NBA, Referee, FBI, The Mob?

 

These are four words that don't belong together - especially not in a headline. And then to further the Sopranos-esqueness, we add point shaving, referees betting on the games they officiate, and referees in debt to their mob bookies. They all add up to NBA seasons for the past several years with way more problems than just an asterisk in the records here and there.

 

Going to an NBA game had been an opportunity to watch the best in basketball compete - we thought. It now appears that many games' outcomes were dependent not on players talent and game play, but on the needs of a gambling referee and his mob controllers.

 

Sports fans criticize the WWF for its scripted wrestling matches and their foreordained outcomes. Fans who follow professional wrestling, as least, know what they are paying for and its not to line the coffers of organized crime.

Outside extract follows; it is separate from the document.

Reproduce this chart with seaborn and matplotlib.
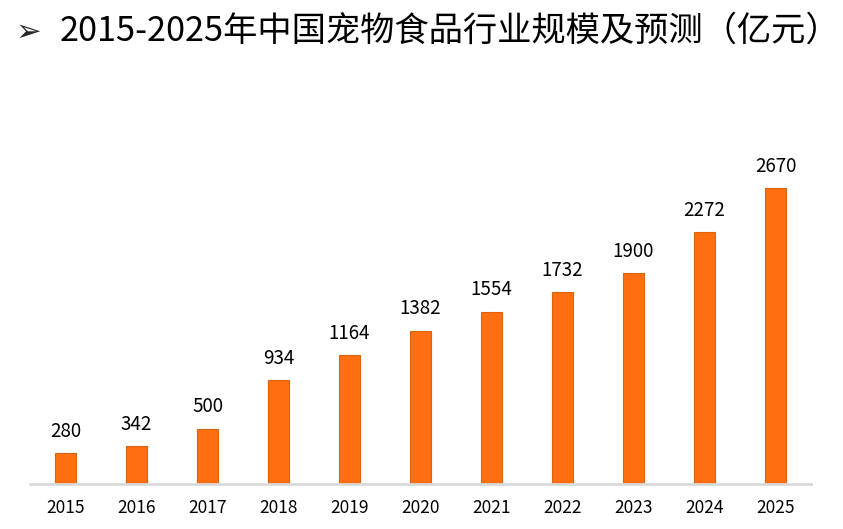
import matplotlib
matplotlib.use("Agg")
import matplotlib.pyplot as plt
import seaborn as sns
import pandas as pd

years = ["2015", "2016", "2017", "2018", "2019", "2020", "2021", "2022", "2023", "2024", "2025"]
values = [280, 342, 500, 934, 1164, 1382, 1554, 1732, 1900, 2272, 2670]
title = "2015-2025年中国宠物食品行业规模及预测（亿元）"

sns.set_theme(style="white")
plt.rcParams['font.family'] = ['Noto Sans CJK SC', 'DejaVu Sans']

df = pd.DataFrame({"year": years, "value": values})

fig = plt.figure(figsize=(8.43, 5.29), dpi=100)
ax = fig.add_axes([30/843, (529-484)/529, 781/843, (484-151)/529])
sns.barplot(data=df, x="year", y="value", ax=ax, color="#FF6E10",
            width=0.3, saturation=1, edgecolor="#DA640F", linewidth=0.8)

ax.set_xlim(-0.5, len(years) - 0.5)
ax.set_ylim(0, 3000)
for s in ["top", "right", "left"]:
    ax.spines[s].set_visible(False)
ax.spines["bottom"].set_color("#D9D9D9")
ax.spines["bottom"].set_linewidth(2)
ax.set_yticks([])
ax.set_xlabel("")
ax.set_ylabel("")
ax.tick_params(axis="x", length=0, pad=11, labelsize=12.5, colors="#000000")

for c in ax.containers:
    ax.bar_label(c, labels=[str(v) for v in values], padding=8, fontsize=13.5, color="#000000")

fig.text(16/843, 1 - 32/529, "➢", family=["DejaVu Sans"], fontsize=22, va="center", ha="left",
         fontweight="bold")
fig.text(60/843, 1 - 31/529, title, fontsize=24.7, va="center", ha="left", color="#000000")

fig.savefig("out.png", dpi=100)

Nobody would bet on the outcome of a professional wrestling match, unless they were complete morons. Now, it appears, that the same can be said about professional basketball.

 

David Stern, commissioner of the NBA, has a very pro-active track record. This should help in the days ahead, as the NBA struggles to come to grips with the unleashed python of organized crime in their midst.

 

Stern has been adamant in turning down proposals to put a team in Las Vegas because of gambling fears. Putting a team in Las Vegas could be one of the ways forward for the NBA. As the Nevada gaming commission points out they have the legal tools to oversee unusual activity as far as the movement of the line and that type of conduct.